I mentioned in our exchange about flaming in the Anxiety Forum that I was puzzled about your style of post, and in my e-mail to you I said that because I learned (in the Adler Forum) that you are a sculptor, I think I understand you better. I see your role as a "joker" (good sense of the word) figure. Keeping people grounded. That's what good artists do.
As also mentioned in our earlier exchange, I have a mixture of shame and distress- anguish about posting at all. In my e-mail to you I agreed with your suggestion that I may be more sensitive to attack than you. I take your correction of my post about the Bly tape to have a very important secondary message for me: That actually I am too tight, and trying too hard to be perfect, and that I need to loosen up and not worry, for example, about misspelled words. I think your secondary message is accurate too. I'm working on it. (Even this post is too perfect!)

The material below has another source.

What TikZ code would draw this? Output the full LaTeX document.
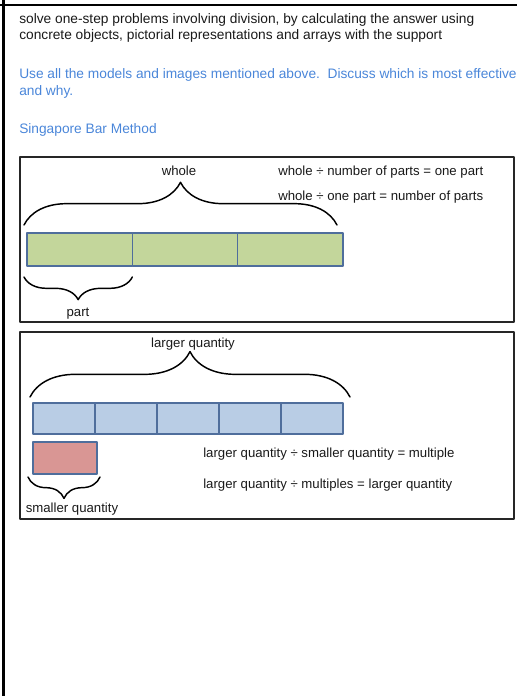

It's not easy for me to get over similar "not deserving" feelings that, in his tape, Bly says happen for him because he was ignored in childhood. This creates a familiar low esteem version of self importance that makes me vulnerable to shame and drives me to have to be perfect so I can be accepted. I used this perfection strategy when I was a rat at the Virginia Military Institute to fend off hazing: As the smallest cadet at 17 (and all of 110 pounds), I had the brightest spit-shine in the platoon, and the fewest demerits (no joke)! Thanks for keeping me and others grounded. And thanks for reading this public confession! Best. Chauncey.